Stored rows:

______________________________

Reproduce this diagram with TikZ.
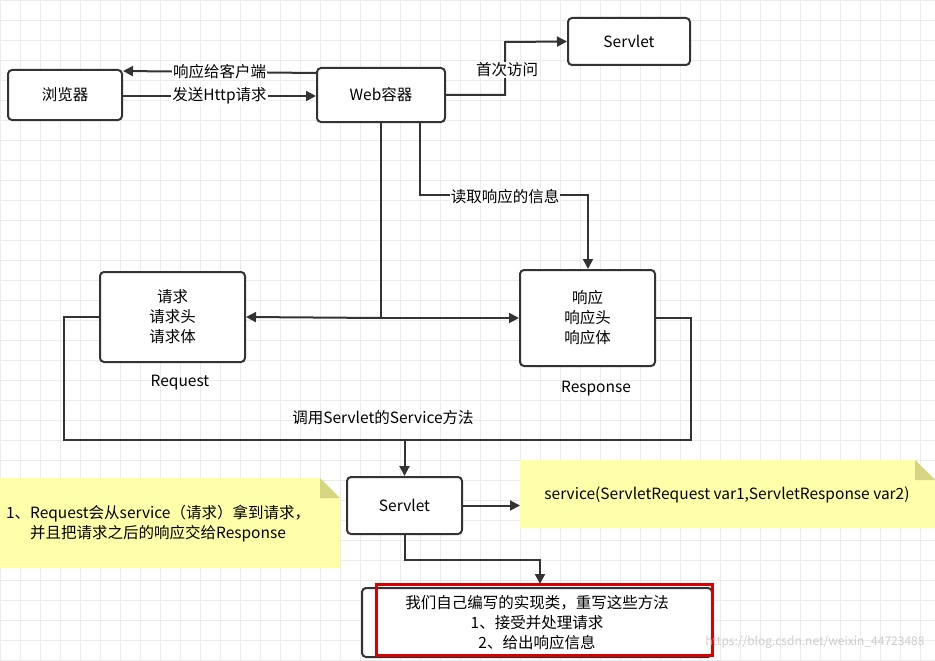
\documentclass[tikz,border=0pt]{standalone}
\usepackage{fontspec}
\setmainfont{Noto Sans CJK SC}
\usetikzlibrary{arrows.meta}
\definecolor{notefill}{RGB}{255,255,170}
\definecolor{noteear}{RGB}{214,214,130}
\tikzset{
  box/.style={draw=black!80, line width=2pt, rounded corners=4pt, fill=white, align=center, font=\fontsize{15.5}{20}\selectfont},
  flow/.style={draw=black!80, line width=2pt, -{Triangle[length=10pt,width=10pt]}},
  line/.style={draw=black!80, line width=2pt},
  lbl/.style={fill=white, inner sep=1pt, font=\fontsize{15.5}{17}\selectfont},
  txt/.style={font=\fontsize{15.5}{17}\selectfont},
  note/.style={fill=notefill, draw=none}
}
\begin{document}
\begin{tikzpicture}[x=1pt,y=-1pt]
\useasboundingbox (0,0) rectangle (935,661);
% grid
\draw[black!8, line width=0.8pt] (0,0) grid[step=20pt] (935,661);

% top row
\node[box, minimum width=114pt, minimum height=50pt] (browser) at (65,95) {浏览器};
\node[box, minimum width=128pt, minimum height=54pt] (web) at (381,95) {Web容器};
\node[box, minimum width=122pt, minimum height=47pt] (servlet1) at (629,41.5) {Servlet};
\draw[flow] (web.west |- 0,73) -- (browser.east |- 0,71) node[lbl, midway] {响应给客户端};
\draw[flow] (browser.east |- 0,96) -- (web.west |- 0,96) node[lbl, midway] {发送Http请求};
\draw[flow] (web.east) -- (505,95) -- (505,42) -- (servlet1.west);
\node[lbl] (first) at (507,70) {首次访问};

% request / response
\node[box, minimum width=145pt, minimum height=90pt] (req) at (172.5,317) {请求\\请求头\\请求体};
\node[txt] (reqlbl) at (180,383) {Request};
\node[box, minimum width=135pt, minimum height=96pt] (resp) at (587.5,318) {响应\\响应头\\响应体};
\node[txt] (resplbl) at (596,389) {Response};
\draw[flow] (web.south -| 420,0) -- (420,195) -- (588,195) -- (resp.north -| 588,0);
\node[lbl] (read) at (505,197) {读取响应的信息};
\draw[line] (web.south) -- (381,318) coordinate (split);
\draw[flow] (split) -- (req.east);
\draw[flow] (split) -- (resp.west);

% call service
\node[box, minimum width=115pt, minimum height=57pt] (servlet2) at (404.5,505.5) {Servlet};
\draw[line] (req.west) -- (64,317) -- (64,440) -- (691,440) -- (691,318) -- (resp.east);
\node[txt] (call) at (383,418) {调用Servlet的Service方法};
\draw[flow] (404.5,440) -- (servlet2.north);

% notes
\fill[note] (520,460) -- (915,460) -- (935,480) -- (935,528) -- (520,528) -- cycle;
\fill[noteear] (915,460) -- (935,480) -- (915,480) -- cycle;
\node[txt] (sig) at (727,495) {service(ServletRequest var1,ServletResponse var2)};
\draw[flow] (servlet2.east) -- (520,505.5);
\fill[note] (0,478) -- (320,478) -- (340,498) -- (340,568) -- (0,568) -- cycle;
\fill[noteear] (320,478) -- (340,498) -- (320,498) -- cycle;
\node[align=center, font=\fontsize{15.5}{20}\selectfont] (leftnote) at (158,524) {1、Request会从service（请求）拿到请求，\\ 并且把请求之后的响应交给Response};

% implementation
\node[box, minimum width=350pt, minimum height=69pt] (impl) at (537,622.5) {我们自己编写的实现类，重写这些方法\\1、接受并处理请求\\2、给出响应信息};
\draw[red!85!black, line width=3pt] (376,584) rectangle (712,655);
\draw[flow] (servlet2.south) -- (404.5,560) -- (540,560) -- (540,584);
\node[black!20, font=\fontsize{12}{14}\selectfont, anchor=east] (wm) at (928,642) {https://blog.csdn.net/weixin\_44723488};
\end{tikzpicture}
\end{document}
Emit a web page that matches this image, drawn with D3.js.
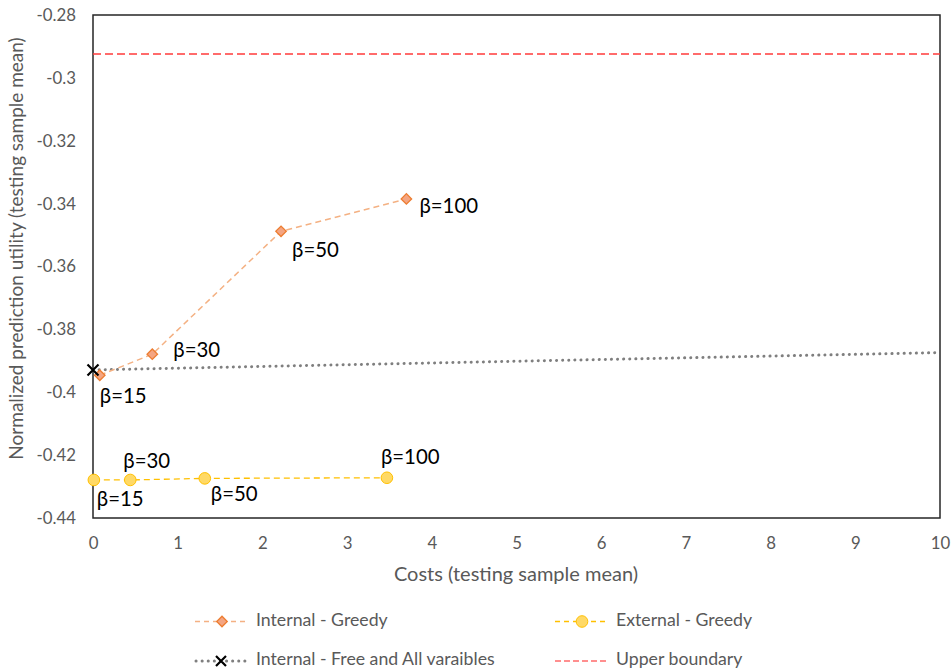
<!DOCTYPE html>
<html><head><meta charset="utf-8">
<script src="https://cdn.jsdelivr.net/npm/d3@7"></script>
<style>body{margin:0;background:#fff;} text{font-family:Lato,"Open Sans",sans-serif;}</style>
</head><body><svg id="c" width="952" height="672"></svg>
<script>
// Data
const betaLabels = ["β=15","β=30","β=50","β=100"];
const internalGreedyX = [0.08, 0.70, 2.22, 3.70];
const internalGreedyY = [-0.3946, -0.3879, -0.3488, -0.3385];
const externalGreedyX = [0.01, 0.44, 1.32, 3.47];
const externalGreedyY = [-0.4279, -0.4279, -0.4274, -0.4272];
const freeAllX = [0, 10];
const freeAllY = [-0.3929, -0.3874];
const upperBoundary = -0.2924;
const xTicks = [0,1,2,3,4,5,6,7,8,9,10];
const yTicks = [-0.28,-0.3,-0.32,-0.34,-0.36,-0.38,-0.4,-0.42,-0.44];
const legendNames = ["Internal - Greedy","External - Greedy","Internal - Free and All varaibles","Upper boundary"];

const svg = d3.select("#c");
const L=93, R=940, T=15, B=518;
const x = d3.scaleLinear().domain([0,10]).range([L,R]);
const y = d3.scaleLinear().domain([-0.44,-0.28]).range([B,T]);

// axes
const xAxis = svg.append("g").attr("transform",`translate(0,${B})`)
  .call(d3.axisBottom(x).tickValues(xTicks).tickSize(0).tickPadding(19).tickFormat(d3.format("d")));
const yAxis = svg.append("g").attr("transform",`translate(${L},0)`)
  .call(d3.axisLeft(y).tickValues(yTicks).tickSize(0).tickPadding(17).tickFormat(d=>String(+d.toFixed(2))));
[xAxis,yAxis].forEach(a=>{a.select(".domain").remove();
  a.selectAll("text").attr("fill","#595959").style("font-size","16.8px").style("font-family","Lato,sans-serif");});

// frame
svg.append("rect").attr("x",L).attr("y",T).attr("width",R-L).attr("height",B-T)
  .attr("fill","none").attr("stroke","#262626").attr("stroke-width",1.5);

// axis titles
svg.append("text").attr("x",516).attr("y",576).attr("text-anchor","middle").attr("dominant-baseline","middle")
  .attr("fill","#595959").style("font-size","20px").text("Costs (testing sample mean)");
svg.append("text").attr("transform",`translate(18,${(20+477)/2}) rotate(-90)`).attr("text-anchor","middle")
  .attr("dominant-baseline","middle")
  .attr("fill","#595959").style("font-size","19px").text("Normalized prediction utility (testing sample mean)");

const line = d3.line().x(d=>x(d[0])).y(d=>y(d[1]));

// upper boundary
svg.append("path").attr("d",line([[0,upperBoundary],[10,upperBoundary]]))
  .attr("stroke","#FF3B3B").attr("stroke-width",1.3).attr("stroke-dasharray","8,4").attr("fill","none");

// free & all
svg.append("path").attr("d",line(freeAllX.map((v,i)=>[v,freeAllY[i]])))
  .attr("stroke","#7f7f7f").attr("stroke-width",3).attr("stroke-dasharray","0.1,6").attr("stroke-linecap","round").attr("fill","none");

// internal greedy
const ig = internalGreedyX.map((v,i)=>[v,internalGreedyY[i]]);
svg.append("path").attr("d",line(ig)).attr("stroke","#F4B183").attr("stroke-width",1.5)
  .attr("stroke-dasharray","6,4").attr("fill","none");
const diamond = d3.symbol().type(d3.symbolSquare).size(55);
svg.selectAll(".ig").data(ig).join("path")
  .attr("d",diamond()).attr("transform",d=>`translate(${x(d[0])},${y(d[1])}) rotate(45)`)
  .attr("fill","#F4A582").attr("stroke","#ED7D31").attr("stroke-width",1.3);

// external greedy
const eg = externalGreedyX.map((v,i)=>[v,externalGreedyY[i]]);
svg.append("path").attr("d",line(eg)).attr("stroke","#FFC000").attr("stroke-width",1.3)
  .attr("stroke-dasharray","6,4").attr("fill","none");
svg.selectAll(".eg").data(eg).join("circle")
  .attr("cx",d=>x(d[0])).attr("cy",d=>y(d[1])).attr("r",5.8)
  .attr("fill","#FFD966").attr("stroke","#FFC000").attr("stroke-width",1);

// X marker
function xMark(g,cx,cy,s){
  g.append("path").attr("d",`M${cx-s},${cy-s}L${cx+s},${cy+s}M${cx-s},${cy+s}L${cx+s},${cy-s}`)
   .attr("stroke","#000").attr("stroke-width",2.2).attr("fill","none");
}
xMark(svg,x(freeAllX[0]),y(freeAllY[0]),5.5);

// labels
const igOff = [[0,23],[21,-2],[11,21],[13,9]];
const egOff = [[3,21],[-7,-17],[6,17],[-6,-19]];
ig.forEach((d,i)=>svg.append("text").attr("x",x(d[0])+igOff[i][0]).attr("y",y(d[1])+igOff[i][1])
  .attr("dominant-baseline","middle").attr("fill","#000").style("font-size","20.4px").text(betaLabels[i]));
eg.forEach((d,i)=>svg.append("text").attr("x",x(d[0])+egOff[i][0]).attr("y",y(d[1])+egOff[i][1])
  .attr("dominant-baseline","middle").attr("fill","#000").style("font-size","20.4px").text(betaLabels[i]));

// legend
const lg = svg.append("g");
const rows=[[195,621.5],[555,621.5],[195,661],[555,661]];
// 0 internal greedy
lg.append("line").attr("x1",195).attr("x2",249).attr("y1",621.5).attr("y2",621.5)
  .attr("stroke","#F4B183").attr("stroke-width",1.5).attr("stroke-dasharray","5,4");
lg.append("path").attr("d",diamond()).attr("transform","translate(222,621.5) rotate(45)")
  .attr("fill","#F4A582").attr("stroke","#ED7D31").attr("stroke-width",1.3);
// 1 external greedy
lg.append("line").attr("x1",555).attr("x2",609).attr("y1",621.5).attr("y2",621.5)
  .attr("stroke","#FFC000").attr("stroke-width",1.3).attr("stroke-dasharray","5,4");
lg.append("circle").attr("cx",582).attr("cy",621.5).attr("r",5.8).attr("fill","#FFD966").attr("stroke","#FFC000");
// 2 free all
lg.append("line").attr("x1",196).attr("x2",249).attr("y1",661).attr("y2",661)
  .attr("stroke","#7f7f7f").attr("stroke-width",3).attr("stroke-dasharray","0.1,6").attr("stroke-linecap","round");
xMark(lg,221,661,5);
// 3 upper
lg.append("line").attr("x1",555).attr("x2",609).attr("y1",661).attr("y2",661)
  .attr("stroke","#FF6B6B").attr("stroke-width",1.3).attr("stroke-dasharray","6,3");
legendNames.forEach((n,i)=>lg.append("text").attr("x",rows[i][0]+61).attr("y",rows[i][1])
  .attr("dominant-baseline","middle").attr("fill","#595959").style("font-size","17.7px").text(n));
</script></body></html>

______________________________

Job:
Without the pictures, write out the lines from the beginning of the entries through the line with "(0,0) grid[step=20pt] (935,661);".

Exercise result:
Reproduce this diagram with TikZ.
\documentclass[tikz,border=0pt]{standalone}
\usepackage{fontspec}
\setmainfont{Noto Sans CJK SC}
\usetikzlibrary{arrows.meta}
\definecolor{notefill}{RGB}{255,255,170}
\definecolor{noteear}{RGB}{214,214,130}
\tikzset{
  box/.style={draw=black!80, line width=2pt, rounded corners=4pt, fill=white, align=center, font=\fontsize{15.5}{20}\selectfont},
  flow/.style={draw=black!80, line width=2pt, -{Triangle[length=10pt,width=10pt]}},
  line/.style={draw=black!80, line width=2pt},
  lbl/.style={fill=white, inner sep=1pt, font=\fontsize{15.5}{17}\selectfont},
  txt/.style={font=\fontsize{15.5}{17}\selectfont},
  note/.style={fill=notefill, draw=none}
}
\begin{document}
\begin{tikzpicture}[x=1pt,y=-1pt]
\useasboundingbox (0,0) rectangle (935,661);
% grid
\draw[black!8, line width=0.8pt] (0,0) grid[step=20pt] (935,661);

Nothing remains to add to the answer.